Like the long-ago college students who once flocked to these shores, Fort Lauderdale has moved on.
“Where the Boys Are”? Don’t look for them here; the city took itself off the spring break party circuit in the 1990s and hasn’t looked back.
Today, following a concerted effort by the public and private sector—and despite the doubts of business owners who relied on spring break dollars every year—Fort Lauderdale has completely revamped its tourism image by transforming itself into a chic beach enclave of upscale shopping and dining, with cultured artistic performances replacing the wet T-shirt contests and luxury hotels like the W, St. Regis and Trump International supplanting the smaller properties that catered to the college crowd.
“We have just diversified so much in this destination,” says Pia Dahlquist, director of sales and marketing for the Mai-Kai, a dining and entertainment attraction that has been going strong since 1956.
Dahlquist first came to Fort Lauderdale in 1984 when she was a destination manager for a Swedish tour operator, and brought her first tour group down the following year. She joined the Mai-Kai in 1990.
“I like what I’m seeing here now,” she says of her adopted city. “It’s much more family-oriented, with more convention groups, and actually a mix of a lot of different groups.”

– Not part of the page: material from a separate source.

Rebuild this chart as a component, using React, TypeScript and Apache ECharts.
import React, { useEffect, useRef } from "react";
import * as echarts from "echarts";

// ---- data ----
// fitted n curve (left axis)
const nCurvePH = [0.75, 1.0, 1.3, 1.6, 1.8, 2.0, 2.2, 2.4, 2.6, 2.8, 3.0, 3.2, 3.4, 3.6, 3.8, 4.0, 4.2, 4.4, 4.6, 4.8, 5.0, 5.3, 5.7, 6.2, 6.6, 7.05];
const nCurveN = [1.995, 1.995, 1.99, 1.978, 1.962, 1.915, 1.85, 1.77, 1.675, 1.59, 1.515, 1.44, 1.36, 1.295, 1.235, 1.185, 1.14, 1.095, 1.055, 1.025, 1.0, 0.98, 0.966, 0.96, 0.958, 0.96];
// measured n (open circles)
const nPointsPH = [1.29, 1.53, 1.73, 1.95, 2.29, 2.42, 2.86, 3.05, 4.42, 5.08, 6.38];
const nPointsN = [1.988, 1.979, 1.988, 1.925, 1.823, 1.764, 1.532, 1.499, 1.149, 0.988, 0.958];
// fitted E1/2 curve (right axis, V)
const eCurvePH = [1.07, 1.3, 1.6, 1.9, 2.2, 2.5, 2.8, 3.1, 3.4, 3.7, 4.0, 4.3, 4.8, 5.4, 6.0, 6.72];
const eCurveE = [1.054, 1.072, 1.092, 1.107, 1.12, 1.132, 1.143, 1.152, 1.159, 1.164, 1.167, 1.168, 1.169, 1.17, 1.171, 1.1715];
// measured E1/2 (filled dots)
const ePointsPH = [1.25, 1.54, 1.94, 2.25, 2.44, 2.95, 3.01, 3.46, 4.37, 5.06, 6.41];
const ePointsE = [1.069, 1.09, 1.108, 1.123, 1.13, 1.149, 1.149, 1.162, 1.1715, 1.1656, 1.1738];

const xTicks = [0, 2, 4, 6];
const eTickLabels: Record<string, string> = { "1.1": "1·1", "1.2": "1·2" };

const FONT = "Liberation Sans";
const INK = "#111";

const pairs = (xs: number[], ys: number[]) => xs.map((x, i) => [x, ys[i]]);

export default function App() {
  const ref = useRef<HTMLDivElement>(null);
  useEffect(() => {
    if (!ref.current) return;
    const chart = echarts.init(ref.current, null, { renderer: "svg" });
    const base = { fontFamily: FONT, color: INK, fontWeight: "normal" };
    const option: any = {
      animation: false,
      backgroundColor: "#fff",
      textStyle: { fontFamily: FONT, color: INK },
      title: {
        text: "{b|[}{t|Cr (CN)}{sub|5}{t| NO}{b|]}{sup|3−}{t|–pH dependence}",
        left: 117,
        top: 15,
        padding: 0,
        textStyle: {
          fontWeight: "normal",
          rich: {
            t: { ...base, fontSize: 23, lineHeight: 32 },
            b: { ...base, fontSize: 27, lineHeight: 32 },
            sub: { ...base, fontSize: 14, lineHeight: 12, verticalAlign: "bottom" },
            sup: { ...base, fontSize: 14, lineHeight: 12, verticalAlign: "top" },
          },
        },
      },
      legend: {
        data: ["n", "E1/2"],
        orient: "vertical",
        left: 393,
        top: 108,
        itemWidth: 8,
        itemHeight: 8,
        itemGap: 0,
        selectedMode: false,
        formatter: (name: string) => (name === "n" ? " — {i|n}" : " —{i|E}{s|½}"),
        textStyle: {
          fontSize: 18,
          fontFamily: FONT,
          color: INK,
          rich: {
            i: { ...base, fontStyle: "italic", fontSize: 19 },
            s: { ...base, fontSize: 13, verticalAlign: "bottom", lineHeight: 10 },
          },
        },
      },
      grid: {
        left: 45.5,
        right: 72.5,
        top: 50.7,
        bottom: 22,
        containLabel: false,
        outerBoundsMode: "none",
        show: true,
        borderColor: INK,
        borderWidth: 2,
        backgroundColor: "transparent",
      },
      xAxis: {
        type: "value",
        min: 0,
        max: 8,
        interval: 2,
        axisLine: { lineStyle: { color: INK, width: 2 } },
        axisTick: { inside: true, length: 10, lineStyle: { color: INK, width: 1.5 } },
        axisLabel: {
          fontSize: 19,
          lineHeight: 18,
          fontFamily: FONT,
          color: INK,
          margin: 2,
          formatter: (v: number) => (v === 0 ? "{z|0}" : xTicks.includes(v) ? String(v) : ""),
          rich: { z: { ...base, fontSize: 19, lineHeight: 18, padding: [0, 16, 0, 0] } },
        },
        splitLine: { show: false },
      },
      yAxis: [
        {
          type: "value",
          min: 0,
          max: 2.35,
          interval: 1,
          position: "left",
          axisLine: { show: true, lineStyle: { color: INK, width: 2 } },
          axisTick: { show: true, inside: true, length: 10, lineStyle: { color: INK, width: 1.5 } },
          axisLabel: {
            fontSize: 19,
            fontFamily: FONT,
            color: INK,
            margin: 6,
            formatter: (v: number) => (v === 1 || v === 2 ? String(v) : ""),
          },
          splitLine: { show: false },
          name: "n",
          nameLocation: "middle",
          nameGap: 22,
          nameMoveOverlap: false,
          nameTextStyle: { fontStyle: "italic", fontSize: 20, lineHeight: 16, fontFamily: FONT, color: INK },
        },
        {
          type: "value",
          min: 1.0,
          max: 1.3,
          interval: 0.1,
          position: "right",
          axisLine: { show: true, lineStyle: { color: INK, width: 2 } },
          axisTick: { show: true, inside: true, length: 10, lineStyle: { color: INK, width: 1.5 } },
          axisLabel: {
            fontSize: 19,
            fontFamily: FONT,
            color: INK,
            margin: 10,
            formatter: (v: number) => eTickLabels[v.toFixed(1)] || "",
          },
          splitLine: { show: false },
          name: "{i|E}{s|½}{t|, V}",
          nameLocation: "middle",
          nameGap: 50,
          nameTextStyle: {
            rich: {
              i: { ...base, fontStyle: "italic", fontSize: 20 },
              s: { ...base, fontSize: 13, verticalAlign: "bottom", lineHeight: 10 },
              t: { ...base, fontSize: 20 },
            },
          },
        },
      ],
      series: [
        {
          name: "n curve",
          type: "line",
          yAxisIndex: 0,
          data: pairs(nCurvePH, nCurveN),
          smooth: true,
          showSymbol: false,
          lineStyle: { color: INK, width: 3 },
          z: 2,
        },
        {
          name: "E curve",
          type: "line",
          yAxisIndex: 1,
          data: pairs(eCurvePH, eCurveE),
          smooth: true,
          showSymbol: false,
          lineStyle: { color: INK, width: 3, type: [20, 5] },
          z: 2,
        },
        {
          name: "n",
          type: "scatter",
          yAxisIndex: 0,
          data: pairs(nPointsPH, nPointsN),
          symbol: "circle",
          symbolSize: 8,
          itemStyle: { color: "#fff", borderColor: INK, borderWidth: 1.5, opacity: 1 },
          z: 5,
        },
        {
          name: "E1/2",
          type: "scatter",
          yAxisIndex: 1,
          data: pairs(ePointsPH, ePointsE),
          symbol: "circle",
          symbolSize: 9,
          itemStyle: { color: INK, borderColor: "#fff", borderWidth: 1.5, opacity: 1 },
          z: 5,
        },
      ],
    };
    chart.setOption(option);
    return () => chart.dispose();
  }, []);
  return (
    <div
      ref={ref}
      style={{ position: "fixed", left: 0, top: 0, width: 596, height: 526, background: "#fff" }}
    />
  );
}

No matter the group, though, the end result is usually the same: Plenty of satisfied customers, if recent tourism figures are any indication. For the second consecutive year, Greater Fort Lauderdale welcomed more than 10 million visitors, with 2006 logging the highest-ever number of arrivals—10.35 million—according to the Greater Fort Lauderdale CVB.
So what’s the big attraction? The water, for one—23 miles of Blue Wave-certified beaches followed by 300 miles of navigable inland waterways that stretch from the Atlantic Ocean to the Everglades. Long known as the “Venice of America,” Fort Lauderdale reinforced that image recently with the addition of Venetian-style gondola rides along historic Himmarshee Canal to the famed New River.

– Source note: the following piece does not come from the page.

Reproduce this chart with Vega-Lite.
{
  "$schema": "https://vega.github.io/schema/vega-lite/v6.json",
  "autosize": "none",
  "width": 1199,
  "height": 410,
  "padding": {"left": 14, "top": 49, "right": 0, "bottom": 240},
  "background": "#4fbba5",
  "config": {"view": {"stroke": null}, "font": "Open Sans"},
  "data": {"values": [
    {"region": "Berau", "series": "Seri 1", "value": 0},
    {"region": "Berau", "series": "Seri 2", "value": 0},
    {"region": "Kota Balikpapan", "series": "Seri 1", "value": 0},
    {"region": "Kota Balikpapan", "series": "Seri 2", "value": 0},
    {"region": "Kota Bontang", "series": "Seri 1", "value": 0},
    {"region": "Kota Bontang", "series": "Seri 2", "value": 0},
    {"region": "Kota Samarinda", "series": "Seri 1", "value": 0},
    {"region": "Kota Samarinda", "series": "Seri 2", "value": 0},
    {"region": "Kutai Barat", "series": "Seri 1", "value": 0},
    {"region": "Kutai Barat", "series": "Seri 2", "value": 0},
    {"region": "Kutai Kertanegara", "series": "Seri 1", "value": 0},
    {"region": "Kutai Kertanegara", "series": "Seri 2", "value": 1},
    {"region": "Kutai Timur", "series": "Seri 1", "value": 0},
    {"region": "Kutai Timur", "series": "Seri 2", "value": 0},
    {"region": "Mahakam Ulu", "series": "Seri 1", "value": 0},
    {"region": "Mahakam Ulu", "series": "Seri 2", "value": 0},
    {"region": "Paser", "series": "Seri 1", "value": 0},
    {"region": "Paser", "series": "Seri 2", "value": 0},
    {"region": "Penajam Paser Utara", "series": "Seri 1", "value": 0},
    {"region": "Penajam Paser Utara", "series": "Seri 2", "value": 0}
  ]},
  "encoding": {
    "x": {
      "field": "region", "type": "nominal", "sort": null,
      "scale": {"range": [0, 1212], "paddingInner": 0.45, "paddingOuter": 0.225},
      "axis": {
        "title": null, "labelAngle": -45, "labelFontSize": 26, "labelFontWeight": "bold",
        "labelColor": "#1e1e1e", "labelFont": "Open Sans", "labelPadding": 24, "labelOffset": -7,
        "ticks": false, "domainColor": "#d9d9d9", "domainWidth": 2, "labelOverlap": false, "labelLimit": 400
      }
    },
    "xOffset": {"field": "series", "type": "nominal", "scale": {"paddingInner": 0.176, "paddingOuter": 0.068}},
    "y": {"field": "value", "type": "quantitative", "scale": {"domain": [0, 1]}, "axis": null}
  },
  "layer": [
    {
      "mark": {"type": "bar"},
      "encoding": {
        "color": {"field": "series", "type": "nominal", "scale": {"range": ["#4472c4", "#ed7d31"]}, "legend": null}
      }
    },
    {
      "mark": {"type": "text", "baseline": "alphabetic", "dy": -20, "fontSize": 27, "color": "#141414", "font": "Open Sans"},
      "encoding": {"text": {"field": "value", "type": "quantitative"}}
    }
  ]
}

Of course, where there’s water, there’s water sports, and Greater Fort Lauderdale is keeping things afloat with Broward Urban River Trails, a nonprofit group dedicated to developing canoe and kayak access areas, waterway trails and kids programs. While salty adventures like scuba diving and deep-sea fishing await offshore, you can hitch a ride in comfort via Greater Fort Lauderdale’s Water Taxi system, connecting the area’s top attractions, hotels, shopping areas, and restaurants, and allowing visitors to “dock and dine.”
Another great combo in Fort Lauderdale is shopping and entertainment, which you’ll find in abundance at venues like Las Olas Boulevard—where outdoor cafes and art galleries share a tree-lined promenade with upscale boutiques—and Sawgrass Mills, billed as the world’s largest designer outlet mall.